Records supplied:
--- BEGIN ---
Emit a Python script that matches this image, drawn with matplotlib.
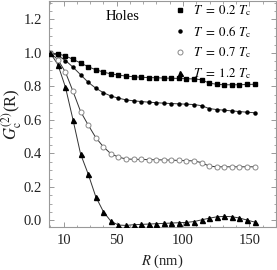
--- END ---
--- BEGIN ---
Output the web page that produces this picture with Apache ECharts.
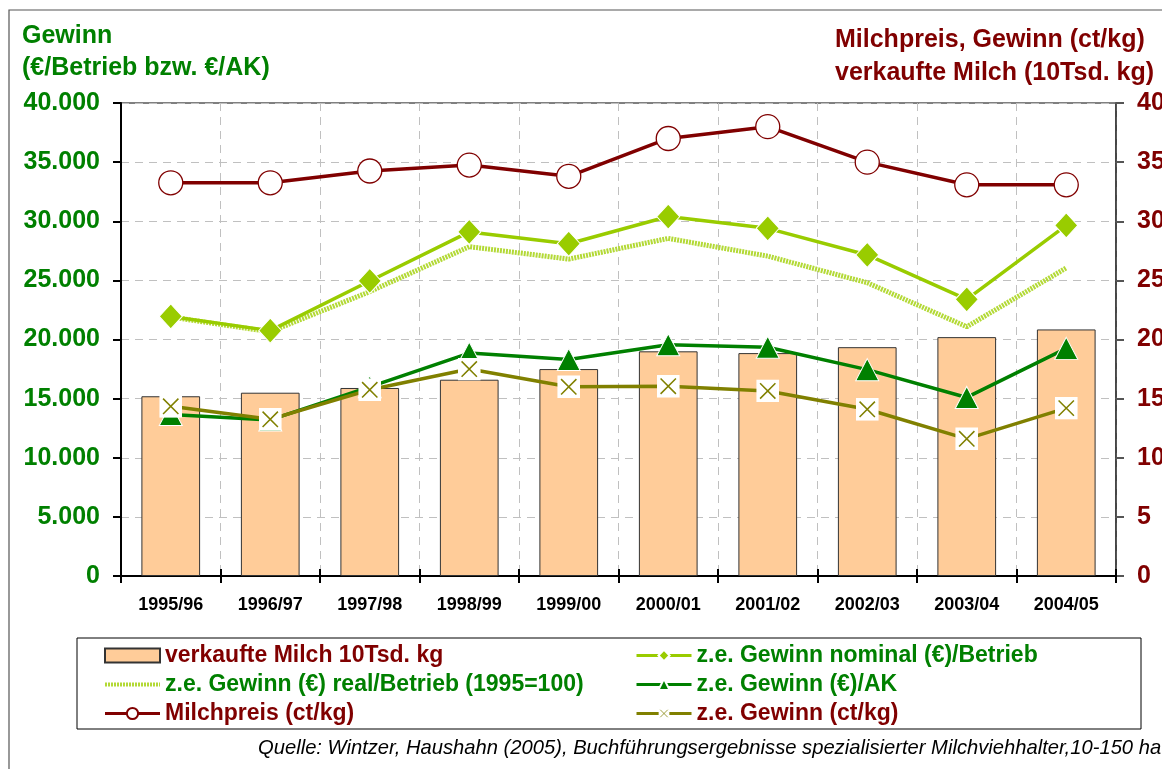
--- END ---
--- BEGIN ---
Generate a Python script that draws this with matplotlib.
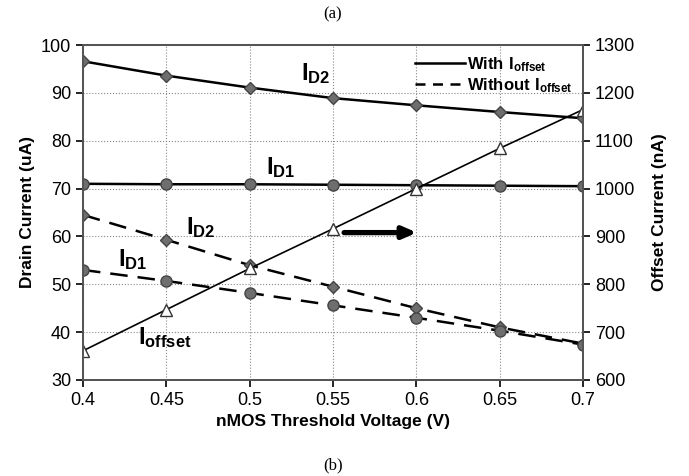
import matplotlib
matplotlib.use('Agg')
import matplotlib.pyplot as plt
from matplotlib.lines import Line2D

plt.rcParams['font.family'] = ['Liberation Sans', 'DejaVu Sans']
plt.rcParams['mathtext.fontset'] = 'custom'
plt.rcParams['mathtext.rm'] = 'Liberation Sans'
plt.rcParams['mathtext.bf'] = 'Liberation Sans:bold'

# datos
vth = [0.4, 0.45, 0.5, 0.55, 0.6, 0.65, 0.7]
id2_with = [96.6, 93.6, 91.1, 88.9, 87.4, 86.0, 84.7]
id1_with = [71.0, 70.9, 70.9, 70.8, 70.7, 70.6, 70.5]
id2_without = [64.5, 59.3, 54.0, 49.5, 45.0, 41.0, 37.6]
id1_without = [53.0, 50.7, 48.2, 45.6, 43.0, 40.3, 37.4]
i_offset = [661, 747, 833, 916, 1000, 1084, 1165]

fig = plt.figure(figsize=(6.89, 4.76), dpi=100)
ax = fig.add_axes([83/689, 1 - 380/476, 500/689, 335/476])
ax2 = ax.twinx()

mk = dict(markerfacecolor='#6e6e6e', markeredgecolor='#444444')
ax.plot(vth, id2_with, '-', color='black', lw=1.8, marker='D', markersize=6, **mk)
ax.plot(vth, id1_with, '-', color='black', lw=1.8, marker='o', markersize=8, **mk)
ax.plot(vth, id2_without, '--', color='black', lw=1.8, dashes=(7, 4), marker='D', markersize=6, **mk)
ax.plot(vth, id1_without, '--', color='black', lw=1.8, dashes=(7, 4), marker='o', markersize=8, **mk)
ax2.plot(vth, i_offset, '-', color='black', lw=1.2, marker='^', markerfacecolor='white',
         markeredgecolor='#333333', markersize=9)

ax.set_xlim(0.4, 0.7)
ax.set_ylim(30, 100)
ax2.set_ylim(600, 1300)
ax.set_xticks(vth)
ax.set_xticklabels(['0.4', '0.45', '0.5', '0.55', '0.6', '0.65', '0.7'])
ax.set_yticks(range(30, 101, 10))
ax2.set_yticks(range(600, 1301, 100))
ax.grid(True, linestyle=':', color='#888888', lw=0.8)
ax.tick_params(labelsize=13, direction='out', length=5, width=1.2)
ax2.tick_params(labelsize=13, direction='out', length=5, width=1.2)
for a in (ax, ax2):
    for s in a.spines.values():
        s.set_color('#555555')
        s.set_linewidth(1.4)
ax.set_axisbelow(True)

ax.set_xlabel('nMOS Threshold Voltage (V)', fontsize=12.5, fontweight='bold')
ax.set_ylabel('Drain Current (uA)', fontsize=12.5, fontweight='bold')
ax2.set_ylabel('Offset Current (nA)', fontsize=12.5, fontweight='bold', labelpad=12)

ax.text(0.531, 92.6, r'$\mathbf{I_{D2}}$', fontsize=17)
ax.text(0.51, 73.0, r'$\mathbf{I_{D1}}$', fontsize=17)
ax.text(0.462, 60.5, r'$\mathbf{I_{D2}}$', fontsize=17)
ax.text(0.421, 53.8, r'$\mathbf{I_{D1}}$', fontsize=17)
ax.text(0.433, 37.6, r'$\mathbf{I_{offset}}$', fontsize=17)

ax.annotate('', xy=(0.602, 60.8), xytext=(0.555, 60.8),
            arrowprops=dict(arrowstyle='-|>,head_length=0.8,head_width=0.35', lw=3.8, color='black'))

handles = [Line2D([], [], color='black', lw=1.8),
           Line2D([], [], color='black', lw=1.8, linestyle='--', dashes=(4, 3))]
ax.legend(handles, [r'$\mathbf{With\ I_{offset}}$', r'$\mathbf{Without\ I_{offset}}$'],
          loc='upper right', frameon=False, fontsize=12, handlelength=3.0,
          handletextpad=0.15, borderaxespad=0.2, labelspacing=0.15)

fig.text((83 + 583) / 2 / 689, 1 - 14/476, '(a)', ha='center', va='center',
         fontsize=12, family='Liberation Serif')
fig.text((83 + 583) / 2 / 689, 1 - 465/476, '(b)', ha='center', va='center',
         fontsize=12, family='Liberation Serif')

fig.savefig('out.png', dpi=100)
--- END ---
Exercise details:
From the data above, gather every line that includes the word "script".

Correct result:
Emit a Python script that matches this image, drawn with matplotlib.
Generate a Python script that draws this with matplotlib.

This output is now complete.